Behind the scenes of unified commerce: 5 top tips to manage intersystem integration issues

Hidden behind the advent of unified commerce and the promise of a seamless customer journey lies a level of technological complexity that must be mastered to keep this commitment.

A digital commerce project involves a multitude of applications and technologies that need to communicate and be integrated effectively. In many cases, they need to be reworked by restructuring and repartitioning information to:

  • Offer a unified vision of the customer and all their interactions with the brand
  • Rationalise product, image and content repositories
  • Provide an overview of inventory
  • Consolidate data generated by customer interactions, analyse it, and know how to use it to put in place actions such as CRM.

Though micro-service architectures and integration solutions make this switch to an omnichannel approach easier, they increase the number of integration points between systems or components, via APIs or file exchanges. But every interface presents a risk, as both systems need to understand each other. Furthermore, behind the systems are all the departments of an organisation, partners or integrators that need to be mobilised and coordinated to meet a sometimes tight project schedule. More than ever, intersystem integration must be examined at every stage of a project: from design to implementation, without letting up during the run phase.
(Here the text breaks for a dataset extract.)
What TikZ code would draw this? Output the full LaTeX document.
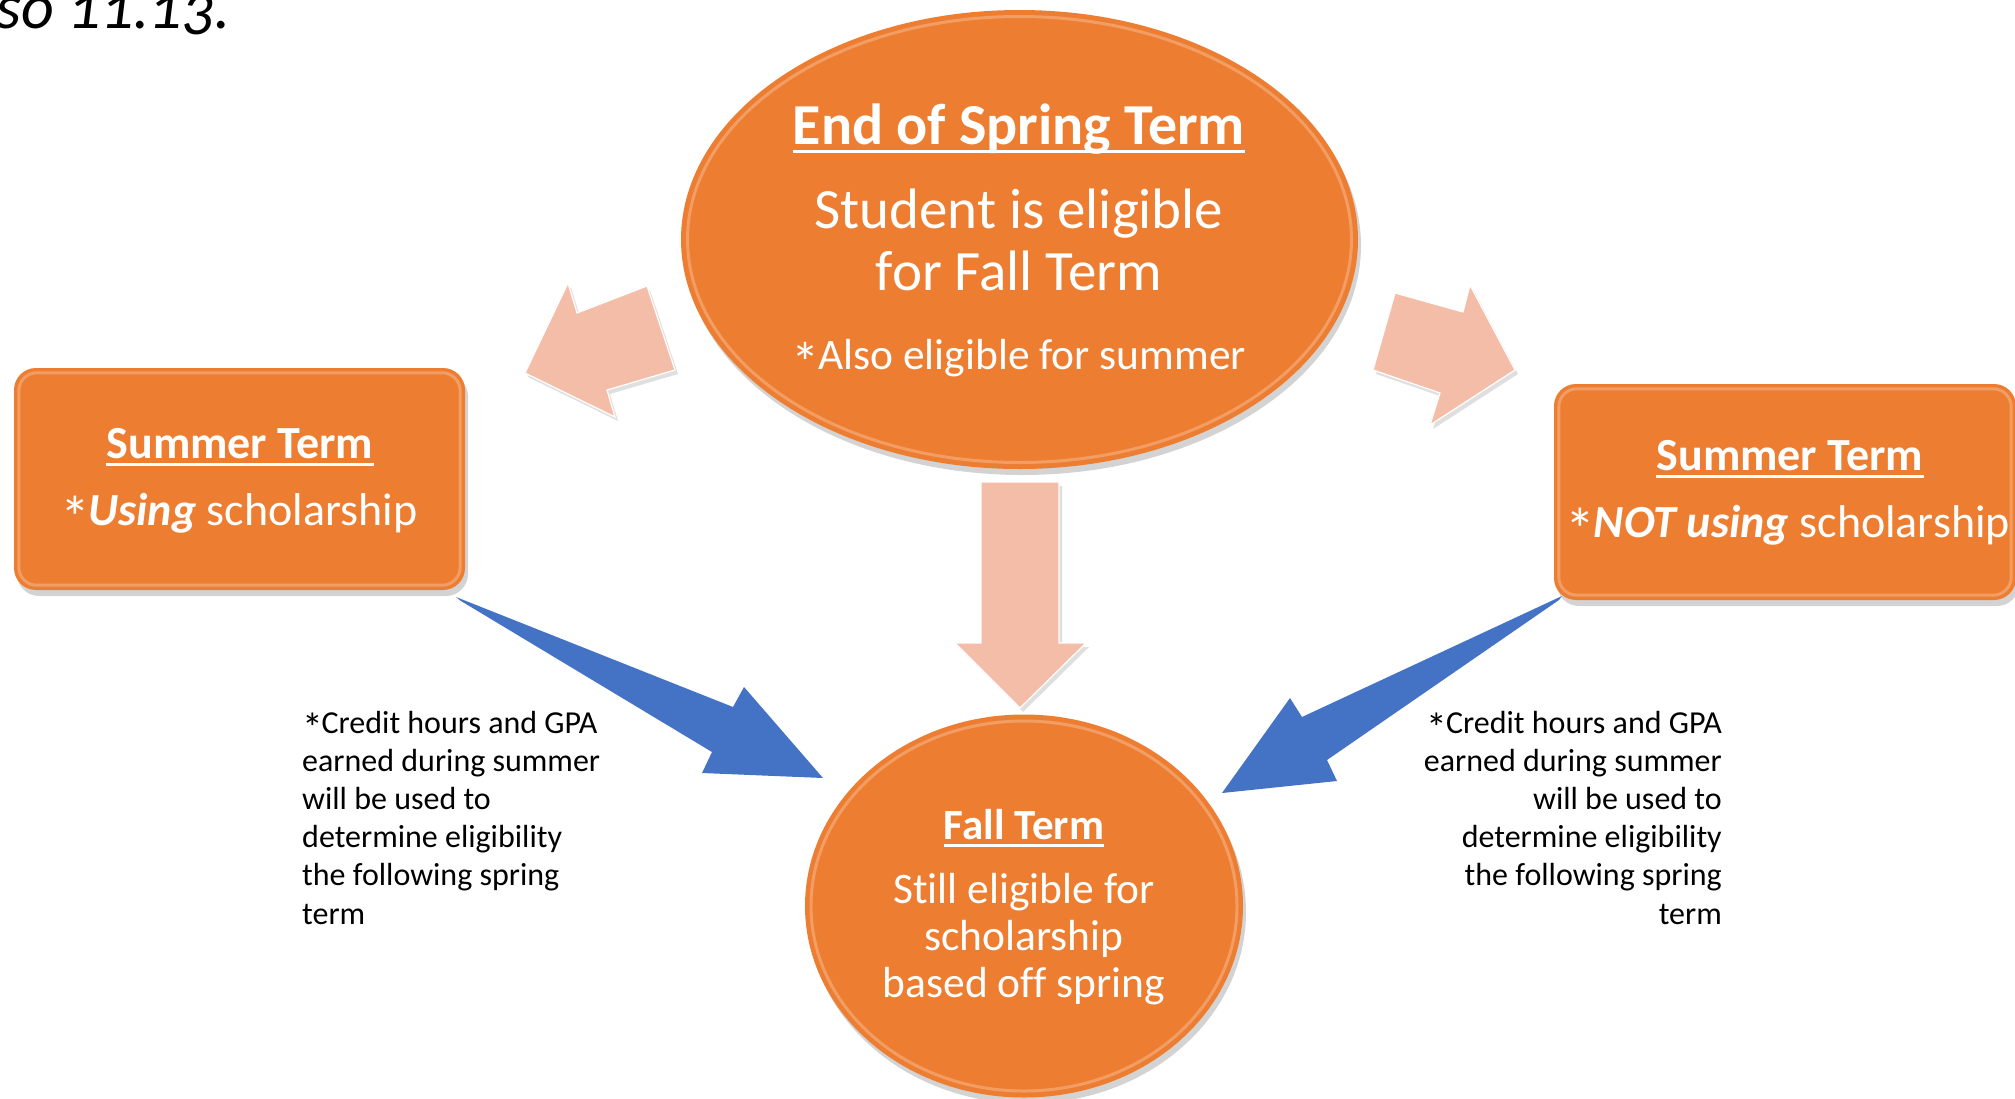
\documentclass[tikz,border=0pt]{standalone}
\usepackage{fontspec}
\setmainfont{Carlito}[Ligatures={NoCommon}]
\usetikzlibrary{shapes.geometric,shadows}
\definecolor{orng}{HTML}{ED7D31}
\definecolor{pinkarr}{HTML}{F4BDA8}
\definecolor{bluearr}{HTML}{4472C4}
\newcommand\fsz[2]{\fontsize{#1}{#2}\selectfont}
\newcommand\bigast{\smash{\raisebox{-0.3em}{\scalebox{1.3}{*}}}\hspace{-0.04em}}
\begin{document}
\begin{tikzpicture}[x=1pt,y=-1pt,
  shapeshadow/.style={drop shadow={opacity=0.35,shadow xshift=3pt,shadow yshift=-6pt}},
  termellipse/.style={ellipse,fill=orng,draw=none,inner sep=0pt,shapeshadow},
  termbox/.style={rectangle,rounded corners=22pt,fill=orng,draw=none,inner sep=0pt,shapeshadow},
  pinkblock/.style={fill=pinkarr,draw=white,line width=1.2pt,line join=miter,
     drop shadow={opacity=0.25,shadow xshift=3pt,shadow yshift=-4pt}},
  bluewedge/.style={fill=bluearr,draw=none},
  wtxt/.style={text=white,inner sep=0pt,anchor=base},
  big/.style={font=\fsz{57}{62}},
  bigb/.style={font=\fsz{58}{62}\bfseries},
  mid/.style={font=\fsz{43.5}{47}},
  midb/.style={font=\fsz{43}{47}\bfseries},
  boxt/.style={font=\fsz{46}{50}},
  boxtb/.style={font=\fsz{46}{50}\bfseries},
  note/.style={font=\fsz{32}{38}, text=black, inner sep=0pt},
  ulline/.style={draw=white,line width=3pt},
  bevel/.style={draw=white,opacity=0.25,line width=3pt}
]
\useasboundingbox (0,0) rectangle (2015,1098);
\clip (0,0) rectangle (2015,1098);

% title fragment
\node[inner sep=0pt,anchor=base east,font=\fsz{64}{70}\itshape\addfontfeatures{Numbers=OldStyle}] (title) at (231,28) {so 11.13.};

% shapes
\node[termellipse,minimum width=677pt,minimum height=459pt] (spring) at (1019.5,239.5) {};
\node[termellipse,minimum width=438pt,minimum height=383pt] (fall) at (1024,906) {};
\node[termbox,minimum width=451pt,minimum height=222pt] (sumL) at (239.5,479) {};
\node[termbox,minimum width=462pt,minimum height=216pt] (sumR) at (1785,492) {};

% bevel highlights
\draw[bevel] (spring.center) ellipse [x radius=332pt,y radius=223pt];
\draw[bevel] (fall.center) ellipse [x radius=213pt,y radius=185pt];
\draw[bevel,rounded corners=18pt] ([xshift=5pt,yshift=-5pt]sumL.north west) rectangle ([xshift=-5pt,yshift=5pt]sumL.south east);
\draw[bevel,rounded corners=18pt] ([xshift=5pt,yshift=-5pt]sumR.north west) rectangle ([xshift=-5pt,yshift=5pt]sumR.south east);

% pink block arrows
\draw[pinkblock] (525,373) -- (568,283) -- (577,313) -- (647,286) -- (675,370) -- (607,390) -- (615,417) -- cycle;
\draw[pinkblock] (1395,293) -- (1463,312) -- (1470,285) -- (1515,370) -- (1430,425) -- (1440,393) -- (1373,370) -- cycle;
\draw[pinkblock] (981,482) -- (1059,482) -- (1059,643) -- (1086,643) -- (1020,708) -- (955,643) -- (981,643) -- cycle;

% blue wedge arrows
\fill[bluewedge] (456,597) -- (733,707) -- (744,687) -- (823,778) -- (702,773) -- (712,752) -- (461,601) -- cycle;
\fill[bluewedge] (1562,596) -- (1302,717) -- (1290,698) -- (1222,793) -- (1337,781) -- (1327,760) -- (1559,600) -- cycle;

% top ellipse text
\node[wtxt,bigb] (h1) at (1019,144) {End of Spring Term};
\draw[ulline] ([yshift=-7pt]h1.base west) -- ([yshift=-7pt]h1.base east);
\node[wtxt,big] (s1) at (1019,228) {Student is eligible};
\node[wtxt,big] (s2) at (1019,290) {for Fall Term};
\node[wtxt,mid] (s3) at (1019,369) {\bigast Also eligible for summer};

% bottom ellipse text
\node[wtxt,midb] (h2) at (1024,839) {Fall Term};
\draw[ulline] ([yshift=-6pt]h2.base west) -- ([yshift=-6pt]h2.base east);
\node[wtxt,mid] (f1) at (1024,903) {Still eligible for};
\node[wtxt,mid] (f2) at (1024,950) {scholarship};
\node[wtxt,mid] (f3) at (1024,997) {based off spring};

% left box text
\node[wtxt,boxtb] (h3) at (240,458) {Summer Term};
\draw[ulline] ([yshift=-6pt]h3.base west) -- ([yshift=-6pt]h3.base east);
\node[wtxt,boxt] (l1) at (239,525) {\bigast\textbf{\textit{Using}} scholarship};

% right box text
\node[wtxt,boxtb] (h4) at (1790,470) {Summer Term};
\draw[ulline] ([yshift=-6pt]h4.base west) -- ([yshift=-6pt]h4.base east);
\node[wtxt,boxt] (r1) at (1788,537) {\bigast\textbf{\textit{NOT using}} scholarship};

% side notes
\foreach \t [count=\i from 0] in {\bigast Credit hours and GPA,earned during summer,will be used to,determine eligibility,the following spring,term}{
  \node[note,anchor=base west] (nl\i) at (302,733+38.2*\i) {\t};
  \node[note,anchor=base east] (nr\i) at (1722,733+38.2*\i) {\t};
}
\end{tikzpicture}
\end{document}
Here are 5 key stages to really bring your unified commerce projects to life.

1.Favour collaborative formats. By working as a team during workshops, a project manager encourages exchanges, of both opinions and experience, enabling them to effectively address all the use cases encountered by staff as well as potential problems and the solutions used. This stage avoids much more expensive changes due to problems only being detected during acceptance… or production! Time spent on this kind of analysis is never wasted.

2.Agree on the test schedule during the design phase. During the design phase, test strategy and related resources, whether human, data or environment, must be allocated, taking account of the following approaches:

  • Testing our development environments as early as possible, even before switching to integration or acceptance environments and progressively enriching tests.
  • Testing on a "taskforce" basis: inviting all the contributors in the technical, functional, infrastructure or operating segments to joint testing sessions to carry out tests and identify the issues that will inevitably arise.

3.Appoint an intersystem integration manager. This team member, who is responsible for setting out the integration, mobilisation and scheduling strategy for all the stakeholders, will be tasked with providing a clear vision of the progress of the development process.

4.Estimate the bandwidth required for functional and technical teamsdo not underestimate this phase.

5.Keep a positive taskforce and “one team” attitude during the run phase. This will make it easier to mobilise the different stakeholders to analyse and quickly solve problems or swiftly process upgrade requirements.

By following these key stages, we give ourselves the best chance of managing integration activities in digital contexts, and keeping the promises of a seamless customer journey with a limited time to market.